Work required:
Exclude the pictures, then repeat the remaining data exactly.

[Supplied information start]

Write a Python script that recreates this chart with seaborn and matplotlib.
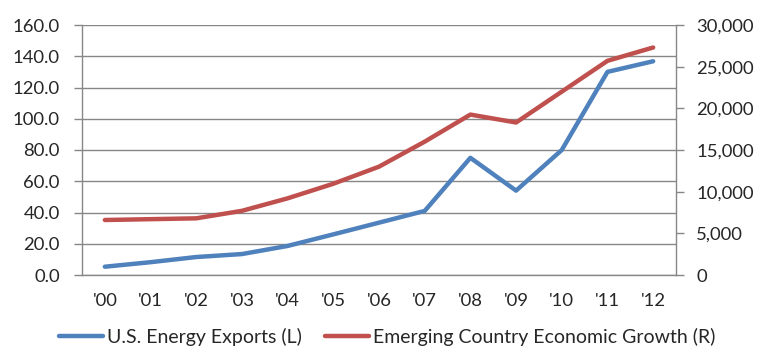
import numpy as np
import pandas as pd
import matplotlib
matplotlib.use("Agg")
import matplotlib.pyplot as plt
from matplotlib.ticker import FuncFormatter
import seaborn as sns

sns.set_theme(style="white")
plt.rcParams["font.family"] = ["Lato", "DejaVu Sans"]

years = ["'00", "'01", "'02", "'03", "'04", "'05", "'06",
         "'07", "'08", "'09", "'10", "'11", "'12"]
energy_exports = [5.3, 8.2, 11.5, 13.4, 18.6, 26.0, 33.5,
                  41.0, 75.0, 54.0, 80.0, 130.0, 136.8]
emerging_growth = [6600, 6700, 6800, 7700, 9200, 10950, 13000,
                   16000, 19250, 18300, 22000, 25700, 27300]

BLUE = "#4F81BD"
RED = "#C0504D"
GRID = "#878787"
TICK_FS = 13.3

df = pd.DataFrame({"pos": np.arange(len(years)),
                   "exports": energy_exports,
                   "growth": emerging_growth})

fig = plt.figure(figsize=(7.64, 3.59), dpi=100)
ax = fig.add_axes([82 / 764, 84 / 359, 594 / 764, 250 / 359])
ax2 = ax.twinx()

sns.lineplot(data=df, x="pos", y="exports", ax=ax, color=BLUE, linewidth=3.2,
             label="U.S. Energy Exports (L)", legend=False)
sns.lineplot(data=df, x="pos", y="growth", ax=ax2, color=RED, linewidth=3.2,
             label="Emerging Country Economic Growth (R)", legend=False)
ax.lines[0].set_solid_capstyle("round")
ax2.lines[0].set_solid_capstyle("round")

# left axis
ax.set_ylim(0, 160)
ax.set_yticks(np.arange(0, 161, 20))
ax.yaxis.set_major_formatter(FuncFormatter(lambda v, p: f"{v:.1f}"))
ax.grid(axis="y", color=GRID, linewidth=1)
ax.set_axisbelow(True)

# right axis
ax2.set_ylim(0, 30000)
ax2.set_yticks(np.arange(0, 30001, 5000))
ax2.yaxis.set_major_formatter(FuncFormatter(lambda v, p: f"{int(v):,}"))
ax2.grid(False)

# category axis: labels centred, tick marks between categories
ax.set_xlim(-0.5, len(years) - 0.5)
ax.set_xticks(np.arange(len(years)))
ax.set_xticklabels(years)
ax.set_xticks(np.arange(len(years) + 1) - 0.5, minor=True)
ax.tick_params(axis="x", which="major", length=0, pad=13, labelsize=TICK_FS)
ax.tick_params(axis="x", which="minor", length=6, width=1, color=GRID, direction="out")
ax.tick_params(axis="y", length=6, width=1, color=GRID, direction="out", pad=10,
               labelsize=TICK_FS, left=True)
ax2.tick_params(axis="y", length=6, width=1, color=GRID, direction="out", pad=8.5,
                labelsize=TICK_FS, right=True)
ax.set_xlabel("")
ax.set_ylabel("")
ax2.set_ylabel("")

for a in (ax, ax2):
    a.spines["top"].set_visible(False)
    for side in ("left", "right", "bottom"):
        a.spines[side].set_color(GRID)
        a.spines[side].set_linewidth(1)
ax.spines["right"].set_visible(False)
ax2.spines["left"].set_visible(False)
ax2.spines["bottom"].set_visible(False)

handles = ax.lines[:1] + ax2.lines[:1]
labels = ["U.S. Energy Exports (L)", "Emerging Country Economic Growth (R)"]
fig.legend(handles, labels, loc="center", bbox_to_anchor=(387 / 764, 22 / 359),
           ncol=2, frameon=False, fontsize=14, handlelength=2.27, handletextpad=0.2,
           columnspacing=1.18, borderpad=0, borderaxespad=0)

fig.savefig("out.png", dpi=100)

[Supplied information end]

Answer for this exercise:
Write a Python script that recreates this chart with seaborn and matplotlib.
import numpy as np
import pandas as pd
import matplotlib
matplotlib.use("Agg")
import matplotlib.pyplot as plt
from matplotlib.ticker import FuncFormatter
import seaborn as sns

sns.set_theme(style="white")
plt.rcParams["font.family"] = ["Lato", "DejaVu Sans"]

years = ["'00", "'01", "'02", "'03", "'04", "'05", "'06",
         "'07", "'08", "'09", "'10", "'11", "'12"]
energy_exports = [5.3, 8.2, 11.5, 13.4, 18.6, 26.0, 33.5,
                  41.0, 75.0, 54.0, 80.0, 130.0, 136.8]
emerging_growth = [6600, 6700, 6800, 7700, 9200, 10950, 13000,
                   16000, 19250, 18300, 22000, 25700, 27300]

BLUE = "#4F81BD"
RED = "#C0504D"
GRID = "#878787"
TICK_FS = 13.3

df = pd.DataFrame({"pos": np.arange(len(years)),
                   "exports": energy_exports,
                   "growth": emerging_growth})

fig = plt.figure(figsize=(7.64, 3.59), dpi=100)
ax = fig.add_axes([82 / 764, 84 / 359, 594 / 764, 250 / 359])
ax2 = ax.twinx()

sns.lineplot(data=df, x="pos", y="exports", ax=ax, color=BLUE, linewidth=3.2,
             label="U.S. Energy Exports (L)", legend=False)
sns.lineplot(data=df, x="pos", y="growth", ax=ax2, color=RED, linewidth=3.2,
             label="Emerging Country Economic Growth (R)", legend=False)
ax.lines[0].set_solid_capstyle("round")
ax2.lines[0].set_solid_capstyle("round")

# left axis
ax.set_ylim(0, 160)
ax.set_yticks(np.arange(0, 161, 20))
ax.yaxis.set_major_formatter(FuncFormatter(lambda v, p: f"{v:.1f}"))
ax.grid(axis="y", color=GRID, linewidth=1)
ax.set_axisbelow(True)

# right axis
ax2.set_ylim(0, 30000)
ax2.set_yticks(np.arange(0, 30001, 5000))
ax2.yaxis.set_major_formatter(FuncFormatter(lambda v, p: f"{int(v):,}"))
ax2.grid(False)

# category axis: labels centred, tick marks between categories
ax.set_xlim(-0.5, len(years) - 0.5)
ax.set_xticks(np.arange(len(years)))
ax.set_xticklabels(years)
ax.set_xticks(np.arange(len(years) + 1) - 0.5, minor=True)
ax.tick_params(axis="x", which="major", length=0, pad=13, labelsize=TICK_FS)
ax.tick_params(axis="x", which="minor", length=6, width=1, color=GRID, direction="out")
ax.tick_params(axis="y", length=6, width=1, color=GRID, direction="out", pad=10,
               labelsize=TICK_FS, left=True)
ax2.tick_params(axis="y", length=6, width=1, color=GRID, direction="out", pad=8.5,
                labelsize=TICK_FS, right=True)
ax.set_xlabel("")
ax.set_ylabel("")
ax2.set_ylabel("")

for a in (ax, ax2):
    a.spines["top"].set_visible(False)
    for side in ("left", "right", "bottom"):
        a.spines[side].set_color(GRID)
        a.spines[side].set_linewidth(1)
ax.spines["right"].set_visible(False)
ax2.spines["left"].set_visible(False)
ax2.spines["bottom"].set_visible(False)

handles = ax.lines[:1] + ax2.lines[:1]
labels = ["U.S. Energy Exports (L)", "Emerging Country Economic Growth (R)"]
fig.legend(handles, labels, loc="center", bbox_to_anchor=(387 / 764, 22 / 359),
           ncol=2, frameon=False, fontsize=14, handlelength=2.27, handletextpad=0.2,
           columnspacing=1.18, borderpad=0, borderaxespad=0)

fig.savefig("out.png", dpi=100)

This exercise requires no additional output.